A família mora no norte da região curda, onda a vida é mais fácil e segura do que em outras partes do Iraque e onde, segundo contou, a filha recentemente telefonou pedindo um jipe de US$ 40 mil. Haddad afirmou que o compraria em Bagdá e o enviaria para o norte.
Enquanto falava, ele se lembrou de que deveria viajar para Beirute em poucos para tentar vender uma propriedade por temer que a guerra na Síria reduza o preço dos imóveis. Chamando um assistente, Haddad tirou do bolso um rolo de notas de US$ 100, contou algumas e pediu para o jovem comprar uma passagem de avião para Beirute.
A história de Haddad conta duas verdades sobre o Iraque moderno: o exílio de tecnocratas instruídos do serviço público em favor de indicações de padrinhos políticos que se dobram à vontade de um primeiro-ministro poderoso e a grande riqueza disponível para quem tiver bons contatos em uma sociedade onde a maioria dos cidadãos mora em abjeta pobreza.
Com a violência aumentando no Iraque, o governo reagiu com repressões severas mesmo em áreas sunitas, lançando uma rede grande na busca de suspeitos de terrorismo, prendendo tanto culpados quanto inocentes. E isso é uma boa notícia para Haddad, é claro, cujo negócio está florescendo. Ele relatou que o telefone não para de tocar, com ligações de Anbar, Mosul e Tikrit, áreas sunitas onde jovens enchem as cadeias.
Graças ao trabalho de Haddad, Abu Hussein, policial sunita de Samarra, foi recentemente libertado da prisão depois de ficar preso durante um ano por acusações de terrorismo que seriam falsas e inventadas por um informante anônimo. Essa é a prática comum por aqui. Muitos iraquianos, alguns dos quais costumavam dar dicas para os militares norte-americanos em troca de dinheiro, agora ganham a vida delatando os vizinhos. Segundo ativistas dos direitos humanos e autoridades iraquianas, o problema é que a informação muitas vezes é falsa.
Após a prisão, um amigo contou a Abu Hussein a respeito de Haddad.
- Dizem que ele é quem defende os inocentes. A lei iraquiana protege esses informantes, mas nunca os inocentes - afirmou Hussein.
- Ele é xiita, mas defende os sunitas. Ele sabe o que é certo e o que é errado, e o grupo não é importante - acrescentou.

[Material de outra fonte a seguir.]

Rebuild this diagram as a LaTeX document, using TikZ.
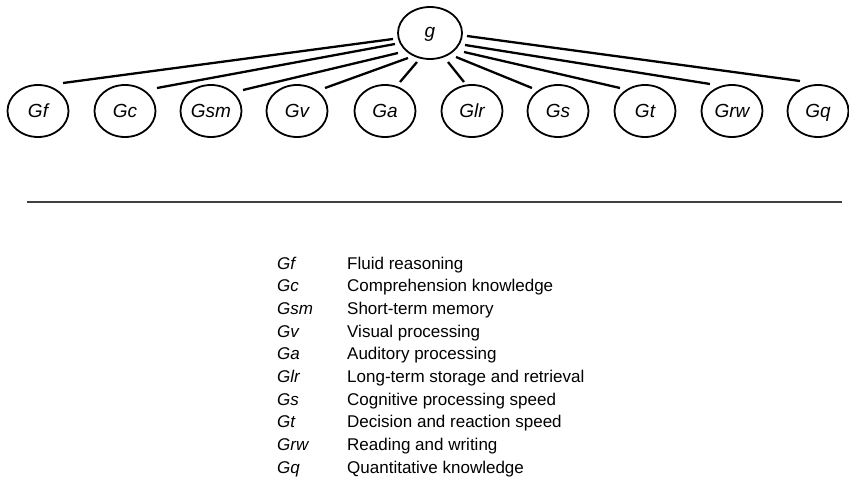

Haddad contou somente pegar casos nos quais está convencido de que o réu é inocente. Em resultado, o simples fato de ter escolhido representar um determinado cliente, sem mencionar a fama e a reputação auferidas com o julgamento de Saddam, pode bastar para garantir a absolvição.

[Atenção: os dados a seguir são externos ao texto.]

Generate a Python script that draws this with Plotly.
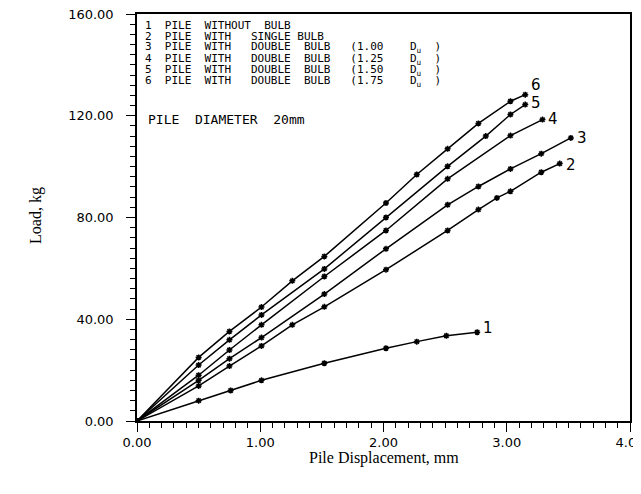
import plotly.graph_objects as go

# ---- data ----
x1 = [0, 0.50, 0.76, 1.01, 1.52, 2.02, 2.27, 2.51, 2.76]
y1 = [0, 8.0, 12.0, 16.0, 22.7, 28.6, 31.2, 33.5, 34.9]

x2 = [0, 0.50, 0.75, 1.01, 1.26, 1.52, 2.02, 2.52, 2.77, 2.92, 3.03, 3.28, 3.43]
y2 = [0, 13.8, 21.6, 29.5, 37.8, 44.9, 59.5, 74.9, 83.1, 87.7, 90.3, 97.8, 101.2]

x3 = [0, 0.50, 0.75, 1.01, 1.52, 2.02, 2.52, 2.77, 3.03, 3.28, 3.52]
y3 = [0, 16.0, 24.5, 32.8, 49.9, 67.7, 85.0, 92.2, 99.1, 105.1, 111.3]

x4 = [0, 0.50, 0.75, 1.01, 1.52, 2.02, 2.52, 3.03, 3.29]
y4 = [0, 18.0, 27.9, 37.8, 56.8, 74.9, 95.2, 112.2, 118.5]

x5 = [0, 0.50, 0.75, 1.01, 1.52, 2.02, 2.52, 2.83, 3.03, 3.15]
y5 = [0, 22.0, 31.9, 41.7, 59.8, 80.0, 100.1, 112.0, 120.5, 124.4]

x6 = [0, 0.50, 0.75, 1.01, 1.26, 1.52, 2.02, 2.27, 2.52, 2.77, 3.03, 3.15]
y6 = [0, 25.0, 35.2, 44.8, 55.1, 64.7, 85.7, 96.9, 107.0, 117.0, 125.7, 128.3]

curve_names = ["1", "2", "3", "4", "5", "6"]
label_yshift = [4, -1, 0, 1, 2, 10]

legend_lines = [
    "1  PILE  WITHOUT  BULB",
    "2  PILE  WITH   SINGLE BULB",
    "3  PILE  WITH   DOUBLE  BULB   (1.00    D<sub>u</sub>  )",
    "4  PILE  WITH   DOUBLE  BULB   (1.25    D<sub>u</sub>  )",
    "5  PILE  WITH   DOUBLE  BULB   (1.50    D<sub>u</sub>  )",
    "6  PILE  WITH   DOUBLE  BULB   (1.75    D<sub>u</sub>  )",
]
diameter_text = "PILE  DIAMETER  20mm"

x_ticks = [0, 1, 2, 3, 4]
x_ticktext = ["0.00", "1.00", "2.00", "3.00", "4.00"]
y_ticks = [0, 40, 80, 120, 160]
y_ticktext = ["0.00", "40.00", "80.00", "120.00", "160.00"]

xs = [x1, x2, x3, x4, x5, x6]
ys = [y1, y2, y3, y4, y5, y6]

fig = go.Figure()
for xv, yv, nm in zip(xs, ys, curve_names):
    fig.add_trace(go.Scatter(
        x=xv, y=yv, mode="lines+markers", name=nm,
        line=dict(color="black", width=1.5),
        marker=dict(symbol="asterisk-open", size=5, color="black",
                    line=dict(color="black", width=1.5)),
        showlegend=False, hoverinfo="skip"))

annotations = []
for xv, yv, nm, ysh in zip(xs, ys, curve_names, label_yshift):
    annotations.append(dict(
        x=xv[-1], y=yv[-1], xref="x", yref="y", text=nm, showarrow=False,
        xanchor="left", yanchor="middle", xshift=4, yshift=ysh,
        font=dict(family="DejaVu Sans", size=15, color="black")))

for i, line in enumerate(legend_lines):
    annotations.append(dict(
        x=0.05, y=155.5 - i * 4.4, xref="x", yref="y", text=line,
        showarrow=False, xanchor="left", yanchor="middle", height=11,
        font=dict(family="DejaVu Sans Mono", size=11, color="black")))

annotations.append(dict(
    x=0.07, y=118.7, xref="x", yref="y", text=diameter_text,
    showarrow=False, xanchor="left", yanchor="middle",
    font=dict(family="DejaVu Sans Mono", size=13, color="black")))

annotations.append(dict(
    x=-0.205, y=0.506, xref="paper", yref="paper", text="Load, kg",
    showarrow=False, textangle=-90, xanchor="center", yanchor="middle",
    font=dict(family="Liberation Serif", size=16, color="black")))
annotations.append(dict(
    x=0.5, y=-0.09, xref="paper", yref="paper", text="Pile Displacement, mm",
    showarrow=False, xanchor="center", yanchor="middle",
    font=dict(family="Liberation Serif", size=16, color="black")))

axis_common = dict(
    showgrid=False, zeroline=False, showline=True, linecolor="black",
    linewidth=1.5, mirror=True, ticks="outside", ticklen=9,
    tickwidth=1.2, tickcolor="black", automargin=False,
    ticklabeloverflow="allow",
    tickfont=dict(family="DejaVu Sans", size=13, color="black"),
)

fig.update_layout(
    width=633, height=486,
    margin=dict(l=129, r=11, t=6, b=73),
    paper_bgcolor="white", plot_bgcolor="white",
    annotations=annotations,
    xaxis=dict(range=[0, 4], tickvals=x_ticks, ticktext=x_ticktext,
               ticklabelstandoff=0,
               minor=dict(dtick=0.1, ticklen=5, tickwidth=1, tickcolor="black",
                          ticks="outside", showgrid=False),
               **axis_common),
    yaxis=dict(range=[0, 160], tickvals=y_ticks, ticktext=y_ticktext,
               ticklabelstandoff=10,
               minor=dict(dtick=4, ticklen=5, tickwidth=1, tickcolor="black",
                          ticks="outside", showgrid=False),
               **axis_common),
)

fig.write_html("out.html")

A exemplo de muitos xiitas e curdos qualificados e oprimidos durante o governo anterior, Haddad deixou o país na década de 1990 depois de ser preso e ver dois irmãos serem mortos pela ditadura. Ele se tornou advogado em Omã onde, segundo conta, era um homem importante.
- Eu tinha motorista particular, uma casa grande. -
Como muitos desses exilados, ele voltou em 2003 com a esperança de representar um papel importante na formação de um novo Iraque. Muitos foram embora depois disso, desencantados pela violência persistente e a corrupção, deixando um vácuo onde uma classe média esclarecida deveria ser o alicerce de uma nova sociedade.

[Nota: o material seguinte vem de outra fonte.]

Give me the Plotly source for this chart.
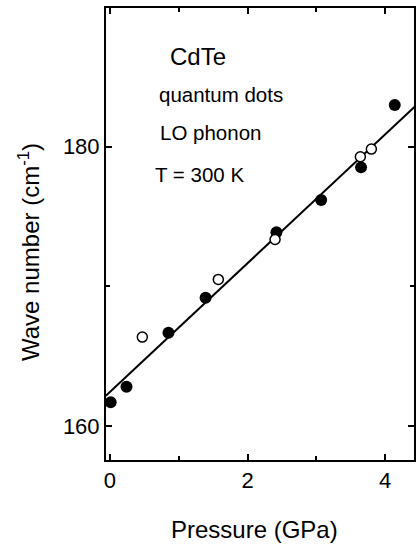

Porém, Haddad permaneceu, mesmo depois de ter sido tirado do governo em 2008 - por se recusar a ter o trabalho judicial coagido pelo premiê, Nouri al-Maliki, e integrantes do alto escalão, a quem o advogado chamou de "ignorantes".
- Vou viver e morrer no Iraque - ele garantiu.
Ele conta ter encontrado uma nova missão, tão crítica, acredita, quanto a antiga como um dos principais nomes do judiciário do país.
- Nós vimos e testemunhamos a injustiça contra nós. E não vamos aceitar a injustiça contra os outros. Desse jeito, não teremos como construir um Estado. -
Segundo autoridades iraquianas, Haddad serve como um exemplo raro de profissionalismo em um sistema judicial tomado pela corrupção e incompetência, e é visto por alguns como um herói na causa dos direitos humanos.
- É uma pessoa extremamente imparcial. Ele realmente atua com a lei longe do sectarismo e do partidarismo. Seu real objetivo é aplicar a lei e a constituição, e sempre leva em conta os direitos humanos, e vê as pessoas somente como iraquianas - disse Mudhir Janabi, advogado sunita.
Dois anos atrás ele sobreviveu a uma tentativa de assassinato no centro de Bagdá a qual teria sido executada por pistoleiros ligados ao governo.